BEGIN DATA LINES

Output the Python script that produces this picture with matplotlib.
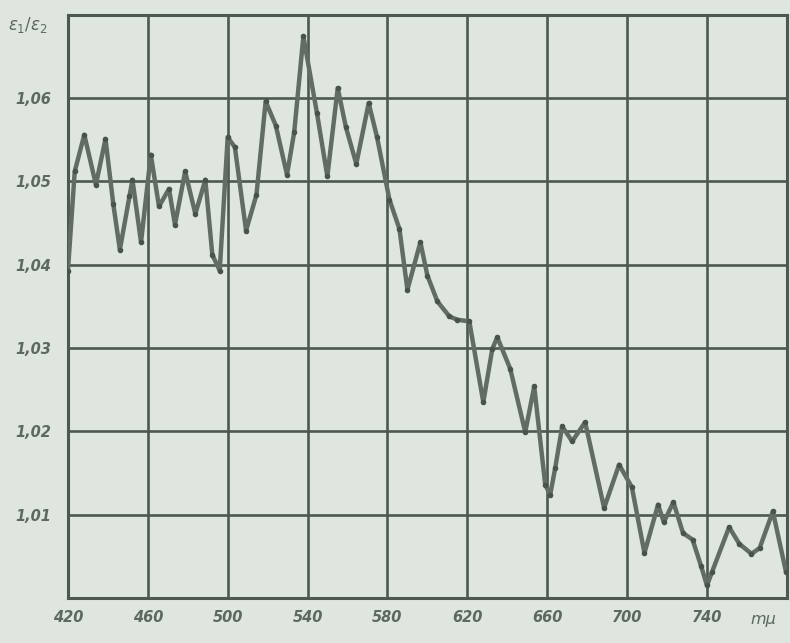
import matplotlib
matplotlib.use("Agg")
import matplotlib.pyplot as plt
from matplotlib.ticker import FixedLocator, NullLocator

# Wavelength (mμ) and measured ratio
wavelength = [420.0, 423.4, 428.2, 434.0, 438.8, 442.7, 446.0, 450.8, 452.3, 456.6,
              461.5, 465.6, 470.6, 473.6, 478.7, 483.8, 488.8, 492.3, 496.0, 500.0,
              503.6, 509.2, 514.4, 519.0, 524.1, 529.7, 533.3, 537.9, 544.7, 549.9,
              555.1, 559.2, 564.4, 570.6, 574.8, 581.0, 586.0, 590.0, 596.5, 600.0,
              605.0, 611.0, 615.0, 621.0, 628.0, 632.5, 635.0, 641.5, 649.0, 653.5,
              659.0, 661.5, 664.0, 667.5, 672.5, 679.0, 688.5, 696.0, 702.4, 708.7,
              715.5, 718.4, 723.2, 728.0, 732.8, 737.1, 740.0, 742.5, 751.1, 756.2,
              762.3, 766.4, 773.0, 779.6]
ratio = [1.0393, 1.0512, 1.0556, 1.0496, 1.0551, 1.0473, 1.0418, 1.0482, 1.0502, 1.0427,
         1.0532, 1.0470, 1.0491, 1.0448, 1.0512, 1.0461, 1.0502, 1.0412, 1.0393, 1.0553,
         1.0541, 1.0441, 1.0484, 1.0596, 1.0567, 1.0508, 1.0559, 1.0674, 1.0582, 1.0506,
         1.0612, 1.0565, 1.0521, 1.0594, 1.0553, 1.0478, 1.0443, 1.0370, 1.0427, 1.0387,
         1.0356, 1.0338, 1.0334, 1.0332, 1.0235, 1.0299, 1.0313, 1.0275, 1.0199, 1.0254,
         1.0136, 1.0124, 1.0156, 1.0206, 1.0188, 1.0211, 1.0108, 1.0160, 1.0133, 1.0054,
         1.0112, 1.0091, 1.0115, 1.0078, 1.0070, 1.0038, 1.0015, 1.0031, 1.0085, 1.0065,
         1.0053, 1.0060, 1.0104, 1.0031]

x_ticks = [420, 460, 500, 540, 580, 620, 660, 700, 740, 780]
x_tick_labels = ["420", "460", "500", "540", "580", "620", "660", "700", "740", ""]
y_ticks = [1.00, 1.01, 1.02, 1.03, 1.04, 1.05, 1.06, 1.07]
y_tick_labels = ["", "1,01", "1,02", "1,03", "1,04", "1,05", "1,06", ""]

paper = "#dfe6df"
ink = "#4f5751"
curve = "#636b65"
label_ink = "#5f6761"

fig = plt.figure(figsize=(7.9, 6.43), dpi=100, facecolor=paper)
ax = fig.add_axes([0.086, 0.070, 0.910, 0.907], facecolor=paper)

ax.set_xlim(420, 780)
ax.set_ylim(1.00, 1.07)

ax.xaxis.set_major_locator(FixedLocator(x_ticks))
ax.yaxis.set_major_locator(FixedLocator(y_ticks))
ax.set_xticklabels(x_tick_labels)
ax.set_yticklabels(y_tick_labels)
ax.xaxis.set_minor_locator(NullLocator())
ax.yaxis.set_minor_locator(NullLocator())

ax.grid(True, color=ink, linewidth=1.9)
ax.set_axisbelow(True)
for s in ax.spines.values():
    s.set_color(ink)
    s.set_linewidth(2.2)

ax.tick_params(axis="x", length=0, pad=9, colors=label_ink)
ax.tick_params(axis="y", length=0, pad=12, colors=label_ink)
for lab in ax.get_xticklabels() + ax.get_yticklabels():
    lab.set_fontstyle("italic")
    lab.set_fontweight("bold")
    lab.set_fontsize(10.5)
    lab.set_fontfamily("DejaVu Sans")

ax.plot(wavelength, ratio, color=curve, linewidth=3.2, solid_joinstyle="round",
        solid_capstyle="round", marker="o", markersize=3.0,
        markerfacecolor="#4a524c", markeredgecolor="#4a524c", zorder=3)

# unit at the end of the wavelength axis
ax.text(762, 0.9983, "mμ", fontsize=11.5, fontstyle="italic", color=label_ink,
        ha="left", va="top", clip_on=False)
# quantity on the vertical axis
ax.text(-0.028, 1.0, r"$\varepsilon_1/\varepsilon_2$", transform=ax.transAxes,
        fontsize=12, color=label_ink, ha="right", va="top", clip_on=False)

fig.savefig("out.png", dpi=100, facecolor=paper)
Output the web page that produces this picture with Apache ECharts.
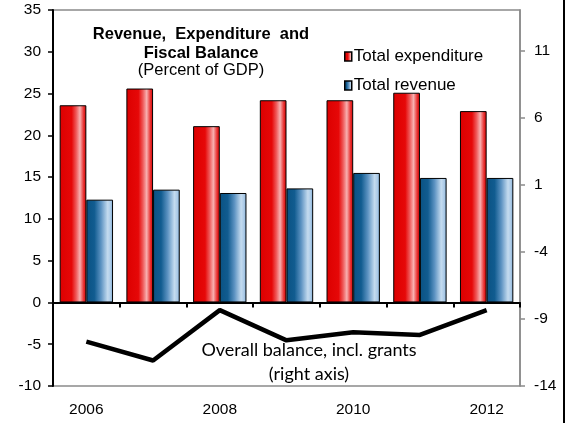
<!DOCTYPE html>
<html>
<head>
<meta charset="utf-8">
<script src="https://cdn.jsdelivr.net/npm/echarts@6/dist/echarts.min.js"></script>
<style>
  html, body { margin: 0; padding: 0; background: #fff; }
  #chart { width: 568px; height: 423px; }
</style>
</head>
<body>
<div id="chart"></div>
<script>
// Fiscal data, percent of GDP
const years = ['2006', '2007', '2008', '2009', '2010', '2011', '2012'];
const totalExpenditure = [23.6, 25.6, 21.1, 24.2, 24.2, 25.1, 22.9];
const totalRevenue = [12.3, 13.5, 13.1, 13.65, 15.5, 14.9, 14.9];
const overallBalance = [-10.7, -12.1, -8.35, -10.6, -10.0, -10.2, -8.35];

// Axis ticks
const leftTicks = { min: -10, max: 35, interval: 5 };
const rightTickValues = [-14, -9, -4, 1, 6, 11];
const rightRange = { min: -14, max: 14 };

const font = "'Liberation Sans', Arial, sans-serif";

function barGradient(stops) {
  return new echarts.graphic.LinearGradient(0, 0, 1, 0,
    stops.map(s => ({ offset: s[0], color: s[1] })));
}

const redFill = barGradient([
  [0, '#dc0000'], [0.45, '#e60808'], [0.62, '#ef5a5a'],
  [0.76, '#f8b0b0'], [0.9, '#e83030'], [1, '#d80000']
]);
const blueFill = barGradient([
  [0, '#0a5283'], [0.3, '#115c90'], [0.55, '#5d93c2'],
  [0.8, '#c4dbef'], [0.92, '#a8c8e6'], [1, '#6f9fcc']
]);

const chart = echarts.init(document.getElementById('chart'), null, { renderer: 'canvas' });

chart.setOption({
  animation: false,
  backgroundColor: '#fff',
  grid: {
    left: 53, right: 48, top: 10, bottom: 37,
    show: true, borderColor: '#8a8a8a', borderWidth: 1.5,
    containLabel: false
  },
  title: {
    text: 'Revenue,  Expenditure  and\nFiscal Balance',
    subtext: '(Percent of GDP)',
    left: 196, top: 20, textAlign: 'center',
    itemGap: -2,
    textStyle: { fontFamily: font, fontSize: 16.5, fontWeight: 'bold', color: '#000', lineHeight: 19 },
    subtextStyle: { fontFamily: font, fontSize: 16.5, color: '#000', lineHeight: 18 }
  },
  legend: {
    data: ['Total expenditure', 'Total revenue'],
    orient: 'vertical',
    left: 339, top: 43,
    itemWidth: 7, itemHeight: 9, itemGap: 12,
    icon: 'rect',
    itemStyle: { borderColor: '#000', borderWidth: 1.5 },
    textStyle: { fontFamily: font, fontSize: 17, color: '#000', padding: [0, 0, 0, -3] }
  },
  xAxis: [
    {
      type: 'category', data: years,
      axisLine: { onZero: true, onZeroAxisIndex: 0, lineStyle: { color: '#000', width: 2 } },
      axisTick: { show: true, length: 5, lineStyle: { color: '#000', width: 2 } },
      axisLabel: { show: false },
      splitLine: { show: false }
    },
    {
      type: 'category', data: years, position: 'bottom',
      axisLine: { show: false, onZero: false },
      axisTick: { show: false },
      axisLabel: { interval: 1, margin: 16, fontFamily: font, fontSize: 15.5, color: '#000' },
      splitLine: { show: false }
    }
  ],
  yAxis: [
    {
      type: 'value', position: 'left',
      min: leftTicks.min, max: leftTicks.max, interval: leftTicks.interval,
      axisLine: { show: true, lineStyle: { color: '#000', width: 2 } },
      axisTick: { show: true, length: 5, lineStyle: { color: '#000', width: 1.5 } },
      axisLabel: { margin: 12, fontFamily: font, fontSize: 15.5, color: '#000' },
      splitLine: { show: false }
    },
    {
      type: 'value', position: 'right',
      min: rightRange.min, max: rightRange.max,
      axisLine: { show: true, onZero: false, lineStyle: { color: '#8a8a8a', width: 1.5 } },
      axisTick: { show: true, length: 5, customValues: rightTickValues, lineStyle: { color: '#8a8a8a', width: 1.5 } },
      axisLabel: { margin: 14, customValues: rightTickValues, fontFamily: font, fontSize: 15.5, color: '#000' },
      splitLine: { show: false }
    }
  ],
  series: [
    {
      name: 'Total expenditure', type: 'bar', xAxisIndex: 0, yAxisIndex: 0,
      data: totalExpenditure,
      barGap: '0%', barCategoryGap: '20%',
      itemStyle: { color: redFill, borderColor: '#000', borderWidth: 1 }
    },
    {
      name: 'Total revenue', type: 'bar', xAxisIndex: 0, yAxisIndex: 0,
      data: totalRevenue,
      barGap: '0%', barCategoryGap: '20%',
      itemStyle: { color: blueFill, borderColor: '#000', borderWidth: 1 }
    },
    {
      name: 'Overall balance, incl. grants', type: 'line', xAxisIndex: 0, yAxisIndex: 1,
      data: overallBalance,
      symbol: 'none',
      lineStyle: { color: '#000', width: 4.5 },
      z: 5
    }
  ],
  graphic: [
    {
      type: 'text',
      style: {
        x: 309, y: 338,
        text: 'Overall balance, incl. grants\n(right axis)',
        fontFamily: "Lato, Carlito, sans-serif", fontSize: 18, lineHeight: 24,
        fill: '#000', align: 'center', verticalAlign: 'top'
      }
    },
    {
      type: 'line',
      shape: { x1: 564, y1: 0, x2: 564, y2: 423 },
      style: { stroke: '#000', lineWidth: 2 }
    }
  ]
});
</script>
</body>
</html>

END DATA LINES

* _YOUR OBJECTIVE_
From the records above, copy exactly the stretch from the line holding "Output the web" through the line holding "-14, max: 14", both ends included, without the pictures.

* _FULL ANSWER_
Output the web page that produces this picture with Apache ECharts.
<!DOCTYPE html>
<html>
<head>
<meta charset="utf-8">
<script src="https://cdn.jsdelivr.net/npm/echarts@6/dist/echarts.min.js"></script>
<style>
  html, body { margin: 0; padding: 0; background: #fff; }
  #chart { width: 568px; height: 423px; }
</style>
</head>
<body>
<div id="chart"></div>
<script>
// Fiscal data, percent of GDP
const years = ['2006', '2007', '2008', '2009', '2010', '2011', '2012'];
const totalExpenditure = [23.6, 25.6, 21.1, 24.2, 24.2, 25.1, 22.9];
const totalRevenue = [12.3, 13.5, 13.1, 13.65, 15.5, 14.9, 14.9];
const overallBalance = [-10.7, -12.1, -8.35, -10.6, -10.0, -10.2, -8.35];

// Axis ticks
const leftTicks = { min: -10, max: 35, interval: 5 };
const rightTickValues = [-14, -9, -4, 1, 6, 11];
const rightRange = { min: -14, max: 14 };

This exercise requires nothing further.